[OBJECTIVE] Give back every line exactly as it appears, pictures excluded.

[RECORDED INFORMATION]
---
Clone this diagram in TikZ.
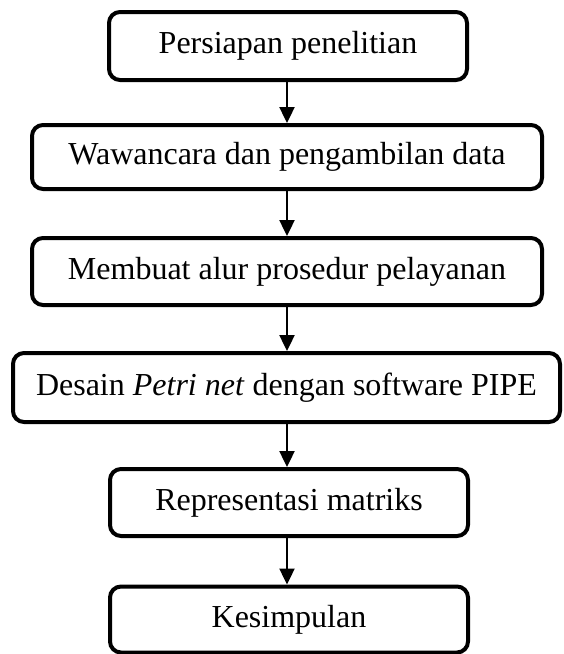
\documentclass[tikz,border=0pt]{standalone}
\usepackage{fontspec}
\setmainfont{Liberation Serif}
\usetikzlibrary{arrows.meta}
\tikzset{
  stepbox/.style={draw=black, line width=4pt, rounded corners=11pt, fill=white,
    inner sep=0pt, align=center, font=\fontsize{32}{38}\selectfont},
  flowarrow/.style={line width=2.4pt, -{Triangle[width=15pt,length=16pt]}}
}
\begin{document}
\begin{tikzpicture}[x=1pt,y=-1pt]
\useasboundingbox (0,0) rectangle (563,654);
\node[stepbox, minimum width=358pt, minimum height=68pt] (s1) at (288,46) {Persiapan penelitian};
\node[stepbox, minimum width=510pt, minimum height=64pt] (s2) at (287,157) {Wawancara dan pengambilan data};
\node[stepbox, minimum width=510pt, minimum height=67pt] (s3) at (287,271.5) {Membuat alur prosedur pelayanan};
\node[stepbox, minimum width=547pt, minimum height=69pt] (s4) at (286.5,387.5) {Desain \textit{Petri net} dengan software PIPE};
\node[stepbox, minimum width=358pt, minimum height=67pt] (s5) at (289,502.5) {Representasi matriks};
\node[stepbox, minimum width=358pt, minimum height=66pt] (s6) at (289,619.5) {Kesimpulan};
\draw[flowarrow] (s1.south -| 287,0) -- (s2.north -| 287,0);
\draw[flowarrow] (s2.south -| 287,0) -- (s3.north -| 287,0);
\draw[flowarrow] (s3.south -| 287,0) -- (s4.north -| 287,0);
\draw[flowarrow] (s4.south -| 287,0) -- (s5.north -| 287,0);
\draw[flowarrow] (s5.south -| 287,0) -- (s6.north -| 287,0);
\end{tikzpicture}
\end{document}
---
[TASK ANSWER]
Clone this diagram in TikZ.
\documentclass[tikz,border=0pt]{standalone}
\usepackage{fontspec}
\setmainfont{Liberation Serif}
\usetikzlibrary{arrows.meta}
\tikzset{
  stepbox/.style={draw=black, line width=4pt, rounded corners=11pt, fill=white,
    inner sep=0pt, align=center, font=\fontsize{32}{38}\selectfont},
  flowarrow/.style={line width=2.4pt, -{Triangle[width=15pt,length=16pt]}}
}
\begin{document}
\begin{tikzpicture}[x=1pt,y=-1pt]
\useasboundingbox (0,0) rectangle (563,654);
\node[stepbox, minimum width=358pt, minimum height=68pt] (s1) at (288,46) {Persiapan penelitian};
\node[stepbox, minimum width=510pt, minimum height=64pt] (s2) at (287,157) {Wawancara dan pengambilan data};
\node[stepbox, minimum width=510pt, minimum height=67pt] (s3) at (287,271.5) {Membuat alur prosedur pelayanan};
\node[stepbox, minimum width=547pt, minimum height=69pt] (s4) at (286.5,387.5) {Desain \textit{Petri net} dengan software PIPE};
\node[stepbox, minimum width=358pt, minimum height=67pt] (s5) at (289,502.5) {Representasi matriks};
\node[stepbox, minimum width=358pt, minimum height=66pt] (s6) at (289,619.5) {Kesimpulan};
\draw[flowarrow] (s1.south -| 287,0) -- (s2.north -| 287,0);
\draw[flowarrow] (s2.south -| 287,0) -- (s3.north -| 287,0);
\draw[flowarrow] (s3.south -| 287,0) -- (s4.north -| 287,0);
\draw[flowarrow] (s4.south -| 287,0) -- (s5.north -| 287,0);
\draw[flowarrow] (s5.south -| 287,0) -- (s6.north -| 287,0);
\end{tikzpicture}
\end{document}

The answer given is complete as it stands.